Filipino fashion designer

Salvacion Lim-Higgins (January 28, 1920 – September 15, 1990), also known professionally as Slim, was a Filipino fashion designer known for her haute couture. She is considered by many Filipino culture critics to be the mother of the modern terno.

In 2022, she was posthumously conferred as a National Artist of the Philippines, being the second fashion designer to receive the distinction following her contemporary Ramon Valera.

==Early life and education==
Salvacion Lim-Higgins was born on January 28, 1920, to Luis Samson Lim Katiam and Margarita Navera Diaz. Her father was a Chinese immigrant who was involved in the ship chandler industry while her mother was a housewife. Salvacion had six other siblings.
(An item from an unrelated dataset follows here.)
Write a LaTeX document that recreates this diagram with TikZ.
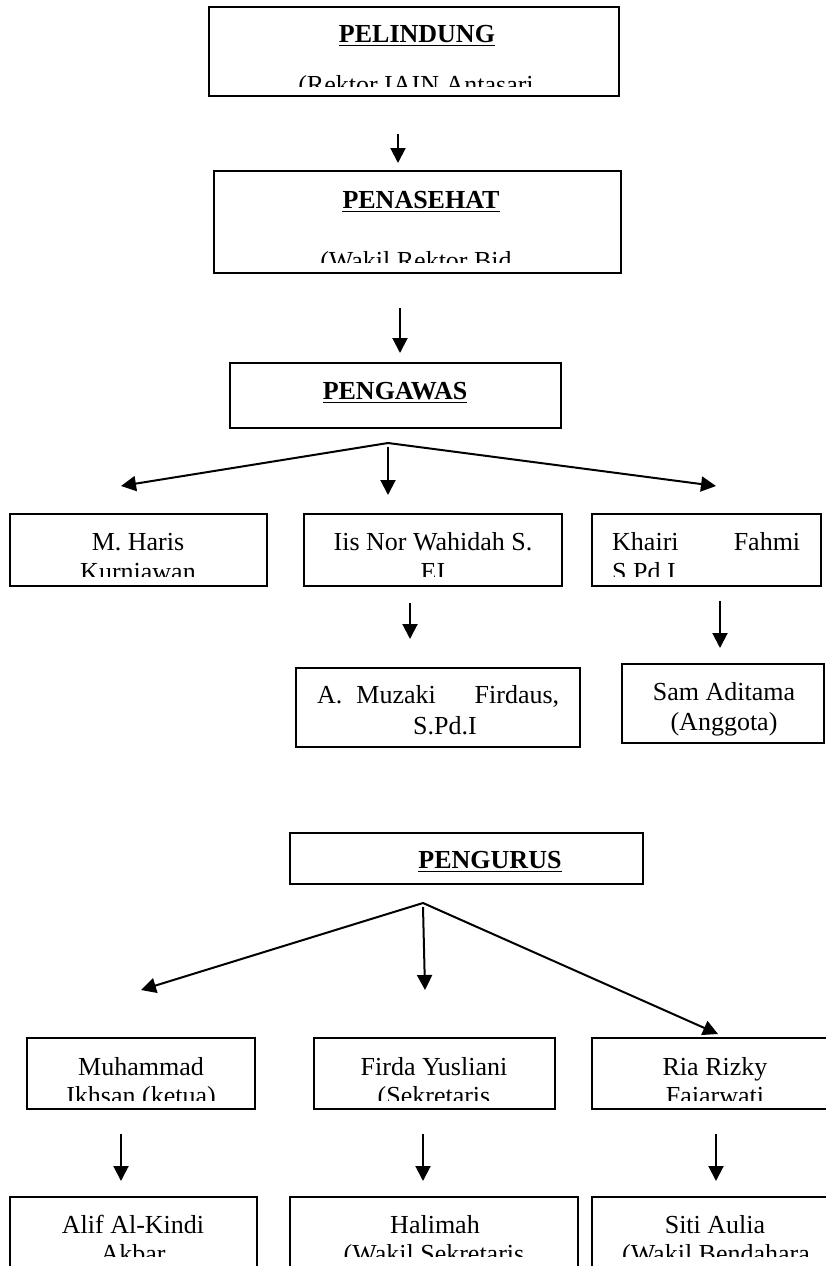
\documentclass[tikz,border=0pt]{standalone}
\usepackage{fontspec}
\setmainfont{Liberation Serif}
\usetikzlibrary{arrows.meta,fit}
\begin{document}
\begin{tikzpicture}[x=1pt,y=-1pt,
  box/.style={draw=black,line width=2.2pt,inner sep=0pt},
  txt/.style={inner sep=0pt,anchor=base,font=\fontsize{26}{29}\selectfont},
  ttl/.style={inner sep=0pt,anchor=base,font=\fontsize{26}{29}\selectfont\bfseries},
  arr/.style={line width=2pt,-{Triangle[length=15pt,width=15pt]}},
  uline/.style={line width=1.8pt}]
\clip (0,0) rectangle (826,1266);
\fill[white] (0,0) rectangle (826,1266);

% ---------- boxes ----------
\node[box,fit={(209,7) (619,96)}] (pel) {};
\node[box,fit={(214,171) (621,273)}] (pen) {};
\node[box,fit={(230,363) (561,428)}] (pgw) {};
\node[box,fit={(10,514) (267,586)}] (haris) {};
\node[box,fit={(304,514) (562,586)}] (iis) {};
\node[box,fit={(592,514) (821,586)}] (khairi) {};
\node[box,fit={(296,668) (580,747)}] (muzaki) {};
\node[box,fit={(622,664) (824,743)}] (sam) {};
\node[box,fit={(290,833) (643,884)}] (pgr) {};
\node[box,fit={(27,1038) (255,1109)}] (muh) {};
\node[box,fit={(314,1038) (555,1109)}] (firda) {};
\node[box,fit={(592,1038) (840,1109)}] (ria) {};
\node[box,fit={(10,1197) (257,1290)}] (alif) {};
\node[box,fit={(290,1197) (578,1290)}] (hal) {};
\node[box,fit={(592,1197) (840,1290)}] (siti) {};

% ---------- titles ----------
\node[ttl] (tpel) at (417,42) {PELINDUNG};
\draw[uline] ([yshift=-3.5pt]tpel.base west) -- ([yshift=-3.5pt]tpel.base east);
\node[ttl] (tpen) at (421,208) {PENASEHAT};
\draw[uline] ([yshift=-3.5pt]tpen.base west) -- ([yshift=-3.5pt]tpen.base east);
\node[ttl] (tpgw) at (395,399) {PENGAWAS};
\draw[uline] ([yshift=-3.5pt]tpgw.base west) -- ([yshift=-3.5pt]tpgw.base east);
\node[ttl] (tpgr) at (490,868) {PENGURUS};
\draw[uline] ([yshift=-3.5pt]tpgr.base west) -- ([yshift=-3.5pt]tpgr.base east);

% ---------- clipped texts ----------
\begin{scope}
\clip (212,10) rectangle (616,86);
\node[txt] (l1) at (416,93) {(Rektor IAIN Antasari};
\end{scope}
\begin{scope}
\clip (217,174) rectangle (618,262);
\node[txt] (l2) at (416,269) {(Wakil Rektor Bid};
\end{scope}

\node[txt] (h1) at (138,550) {M. Haris};
\begin{scope}
\clip (12,516) rectangle (265,576);
\node[txt] (h2) at (138,580) {Kurniawan};
\end{scope}
\node[txt] (i1) at (433,550) {Iis Nor Wahidah S.};
\begin{scope}
\clip (306,516) rectangle (560,576);
\node[txt] (i2) at (433,580) {EI};
\end{scope}
\node[txt,anchor=base west] (k1) at (612,550) {\makebox[188pt][s]{Khairi Fahmi}};
\begin{scope}
\clip (594,516) rectangle (819,576);
\node[txt,anchor=base west] (k2) at (612,580) {S.Pd.I};
\end{scope}

\node[txt,anchor=base west] (m1) at (317,703) {\makebox[242pt][l]{A.\hspace{14pt}Muzaki\hfill Firdaus,}};
\node[txt] (m2) at (445,734) {S.Pd.I};
\node[txt] (s1) at (724,700) {Sam Aditama};
\node[txt] (s2) at (724,730) {(Anggota)};

\node[txt] (mu1) at (141,1075) {Muhammad};
\begin{scope}
\clip (29,1040) rectangle (253,1100);
\node[txt] (mu2) at (141,1104) {Ikhsan (ketua)};
\end{scope}
\node[txt] (f1) at (434,1075) {Firda Yusliani};
\begin{scope}
\clip (316,1040) rectangle (553,1100);
\node[txt] (f2) at (434,1104) {(Sekretaris};
\end{scope}
\node[txt] (r1) at (715,1075) {Ria Rizky};
\begin{scope}
\clip (594,1040) rectangle (838,1100);
\node[txt] (r2) at (715,1104) {Fajarwati};
\end{scope}

\node[txt] (a1) at (133,1233) {Alif Al-Kindi};
\begin{scope}
\clip (12,1199) rectangle (255,1256);
\node[txt] (a2) at (133,1262) {Akbar};
\end{scope}
\node[txt] (ha1) at (435,1233) {Halimah};
\begin{scope}
\clip (292,1199) rectangle (576,1256);
\node[txt] (ha2) at (434,1262) {(Wakil Sekretaris};
\end{scope}
\node[txt] (si1) at (715,1233) {Siti Aulia};
\begin{scope}
\clip (594,1199) rectangle (838,1256);
\node[txt] (si2) at (716,1262) {(Wakil Bendahara};
\end{scope}

% ---------- connector coordinates ----------
\coordinate (a1s) at (398,134);  \coordinate (a1e) at (398,163);
\coordinate (a2s) at (400,308);  \coordinate (a2e) at (400,353);
\coordinate (fk1) at (388,443);
\coordinate (fk1m) at (388,447);
\coordinate (fk1l) at (121,486);
\coordinate (fk1c) at (388,495);
\coordinate (fk1r) at (716,486);
\coordinate (b1s) at (410,603); \coordinate (b1e) at (410,639);
\coordinate (b2s) at (720,601); \coordinate (b2e) at (720,648);
\coordinate (fk2) at (423,903);
\coordinate (fk2m) at (423,907);
\coordinate (fk2l) at (141,990);
\coordinate (fk2c) at (425,990);
\coordinate (fk2r) at (718,1034);
\coordinate (c1s) at (121,1134); \coordinate (c1e) at (121,1181);
\coordinate (c2s) at (423,1134); \coordinate (c2e) at (423,1181);
\coordinate (c3s) at (716,1134); \coordinate (c3e) at (716,1181);

% ---------- connectors ----------
\draw[arr] (a1s) -- (a1e);
\draw[arr] (a2s) -- (a2e);
\draw[arr] (fk1) -- (fk1l);
\draw[arr] (fk1m) -- (fk1c);
\draw[arr] (fk1) -- (fk1r);
\draw[arr] (b1s) -- (b1e);
\draw[arr] (b2s) -- (b2e);
\draw[arr] (fk2) -- (fk2l);
\draw[arr] (fk2m) -- (fk2c);
\draw[arr] (fk2) -- (fk2r);
\draw[arr] (c1s) -- (c1e);
\draw[arr] (c2s) -- (c2e);
\draw[arr] (c3s) -- (c3e);
\end{tikzpicture}
\end{document}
A native of Legazpi, Lim went to Manila to study fine arts at the University of Santo Tomas (UST) and aimed to be a painter. She had Botong Francisco as her mentor in UST. Her studies was disrupted by World War II.

She would later enroll at the Traphagen School of Design in New York before returning to the Philippines in 1952.

==Career==
World War II led her to pursue a more practical career in fashion design. After the end of the war, while waiting for school to resume, she sent sketches of her fashion design to the Manila Times, and began going by the trade name "Slim". Along with her elder sister Purificacion and family friend Consuelo Barberan, Slim would set up a fashion design shop in Manila in 1947 which later moved along to what is now Taft Avenue. Slim, would be heavily influenced by Hollywood culture of the 1950s and 1960s and would frequent Europe and New York to study fashion collections, learn techniques, and buy designer clothes to further improve her craft.

In 1960, Slim and Purificacion founded the Slim's Fashion and Art school, the first fashion school in the Philippines.

Slim briefly retired to become a housewife after getting married in the 1960s but came out of retirement in the mid-1970s. She would open her second shop along Amorsolo Street.

==Illness and death==
Lim would be diagnosed with lung cancer in the mid-1980s despite being a non-smoker. She died on September 15, 1990.

==Legacy==
Lim would be known for reinventing the terno. She was posthumously recognized as a National Artist of the Philippines in June 2022.

==Personal life==
Lim was married to Hubert Higgins, an Irish expatriate in the Philippines, with whom they had two children. They married in 1960 when Lim was 40 years old and Higgins was 47.